• Information provided

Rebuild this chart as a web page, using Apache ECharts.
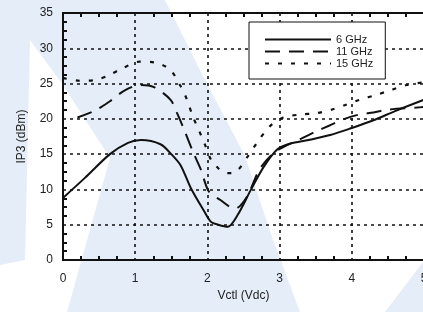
<!DOCTYPE html>
<html>
<head>
<meta charset="utf-8">
<script src="https://cdn.jsdelivr.net/npm/echarts@6/dist/echarts.min.js"></script>
<style>
  html, body { margin: 0; padding: 0; background: #fff; }
  #main { width: 423px; height: 312px; }
</style>
</head>
<body>
<div id="main"></div>
<script>
// 数据
var seriesNames = ['6 GHz', '11 GHz', '15 GHz'];

var ghz6 = [
  [0, 8.8], [0.3, 11.6], [0.65, 15.0], [0.9, 16.6], [1.08, 17.0], [1.35, 16.4],
  [1.5, 15.0], [1.63, 13.4], [1.77, 10.2], [1.95, 7.0], [2.05, 5.4], [2.15, 5.0],
  [2.28, 4.7], [2.42, 6.4], [2.6, 9.9], [2.78, 13.2], [2.97, 15.7], [3.15, 16.5],
  [3.4, 17.0], [3.7, 17.7], [4.0, 18.7], [4.3, 19.8], [4.6, 21.1], [5, 22.7]
];

var ghz11 = [
  [0.2, 20.2], [0.45, 21.2], [0.65, 22.5], [0.85, 24.0], [1.07, 24.8], [1.26, 24.5],
  [1.49, 22.7], [1.58, 20.8], [1.68, 18.4], [1.81, 15.1], [1.91, 12.8], [2.02, 9.7],
  [2.18, 8.5], [2.3, 7.6], [2.39, 7.3], [2.55, 9.0], [2.72, 12.8], [2.91, 15.1],
  [3.07, 16.1], [3.3, 17.2], [3.5, 18.2], [3.7, 19.1], [3.9, 20.0], [4.1, 20.6],
  [4.3, 20.9], [4.5, 21.3], [4.9, 21.6], [5, 21.7]
];

var ghz15 = [
  [0, 25.8], [0.23, 25.4], [0.44, 25.5], [0.62, 26.1], [0.83, 27.2], [1.06, 28.1],
  [1.27, 28.0], [1.48, 27.0], [1.62, 24.8], [1.71, 22.9], [1.8, 20.3], [1.89, 18.2],
  [1.96, 16.5], [2.05, 14.2], [2.15, 13.0], [2.24, 12.4], [2.33, 12.3], [2.42, 12.7],
  [2.56, 14.7], [2.7, 16.8], [2.86, 18.9], [3.05, 20.2], [3.28, 20.6], [3.51, 20.8],
  [3.72, 21.3], [3.92, 22.0], [4.11, 22.7], [4.34, 23.4], [4.55, 24.1], [4.76, 24.8],
  [5, 25.2]
];

var font = 'Liberation Sans, Arial, sans-serif';
var gridLine = { color: '#111', width: 1.6, type: [3, 4] };
var markFill = '#e5eef8';

var myChart = echarts.init(document.getElementById('main'));
myChart.setOption({
  animation: false,
  backgroundColor: '#fff',
  textStyle: { fontFamily: font },
  // 背景水印
  graphic: [
    {
      type: 'polygon', silent: true, z: -10,
      shape: { points: [[0, 0], [165, 0], [205, 80], [245, 156], [272, 237], [300, 312],
                        [67, 312], [110, 158], [63, 85], [30, 40], [25, 260], [0, 265]] },
      style: { fill: markFill }
    },
    {
      type: 'polygon', silent: true, z: -10,
      shape: { points: [[385, 312], [423, 312], [423, 262]] },
      style: { fill: markFill }
    }
  ],
  grid: { left: 63, top: 13, width: 361, height: 247, show: true,
          outerBoundsMode: 'none', containLabel: false,
          borderColor: '#111', borderWidth: 2, backgroundColor: 'transparent' },
  legend: {
    data: seriesNames,
    orient: 'vertical',
    left: 249, top: 22,
    padding: [12, 12, 10, 15],
    itemWidth: 66, itemHeight: 10, itemGap: 1,
    backgroundColor: '#fff',
    borderColor: '#111', borderWidth: 1,
    itemStyle: { opacity: 0 },
    textStyle: { fontSize: 11, color: '#222', fontFamily: font }
  },
  xAxis: [
    {
      type: 'value', min: 0, max: 5, interval: 1,
      name: 'Vctl (Vdc)', nameLocation: 'middle', nameGap: 28,
      nameTextStyle: { fontSize: 12, color: '#222' },
      axisLine: { show: true, lineStyle: { color: '#111', width: 2 } },
      axisTick: { show: false },
      minorTick: { show: true, splitNumber: 4, length: -4, lineStyle: { color: '#111', width: 2 } },
      axisLabel: { fontSize: 12, color: '#222', margin: 13 },
      splitLine: { show: true, lineStyle: gridLine }
    },
    {
      type: 'value', min: 0, max: 5, interval: 1, position: 'top',
      axisLine: { show: false },
      axisTick: { show: false },
      minorTick: { show: true, splitNumber: 4, length: -4, lineStyle: { color: '#111', width: 2 } },
      axisLabel: { show: false },
      splitLine: { show: false }
    }
  ],
  yAxis: {
    type: 'value', min: 0, max: 35, interval: 5,
    name: 'IP3 (dBm)', nameLocation: 'middle', nameGap: 35,
    nameTextStyle: { fontSize: 12, color: '#222' },
    axisLine: { show: true, lineStyle: { color: '#111', width: 2 } },
    axisTick: { show: false },
    minorTick: { show: true, splitNumber: 4, length: -4, lineStyle: { color: '#111', width: 2 } },
    axisLabel: { fontSize: 12, color: '#222', margin: 10 },
    splitLine: { show: true, lineStyle: gridLine }
  },
  series: [
    {
      name: seriesNames[0], type: 'line', data: ghz6, smooth: 0.3,
      symbol: 'none', lineStyle: { color: '#111', width: 2 }, itemStyle: { color: '#111' }
    },
    {
      name: seriesNames[1], type: 'line', data: ghz11, smooth: 0.3,
      symbol: 'none', lineStyle: { color: '#111', width: 2, type: [15, 9] }, itemStyle: { color: '#111' }
    },
    {
      name: seriesNames[2], type: 'line', data: ghz15, smooth: 0.3,
      symbol: 'none', lineStyle: { color: '#111', width: 2.2, type: [4, 9] }, itemStyle: { color: '#111' }
    }
  ]
});
</script>
</body>
</html>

• Job
Reproduce the material above exactly, first line through the line that contains "var seriesNames = ['6", minus the pictures.

• Exercise solution
Rebuild this chart as a web page, using Apache ECharts.
<!DOCTYPE html>
<html>
<head>
<meta charset="utf-8">
<script src="https://cdn.jsdelivr.net/npm/echarts@6/dist/echarts.min.js"></script>
<style>
  html, body { margin: 0; padding: 0; background: #fff; }
  #main { width: 423px; height: 312px; }
</style>
</head>
<body>
<div id="main"></div>
<script>
// 数据
var seriesNames = ['6 GHz', '11 GHz', '15 GHz'];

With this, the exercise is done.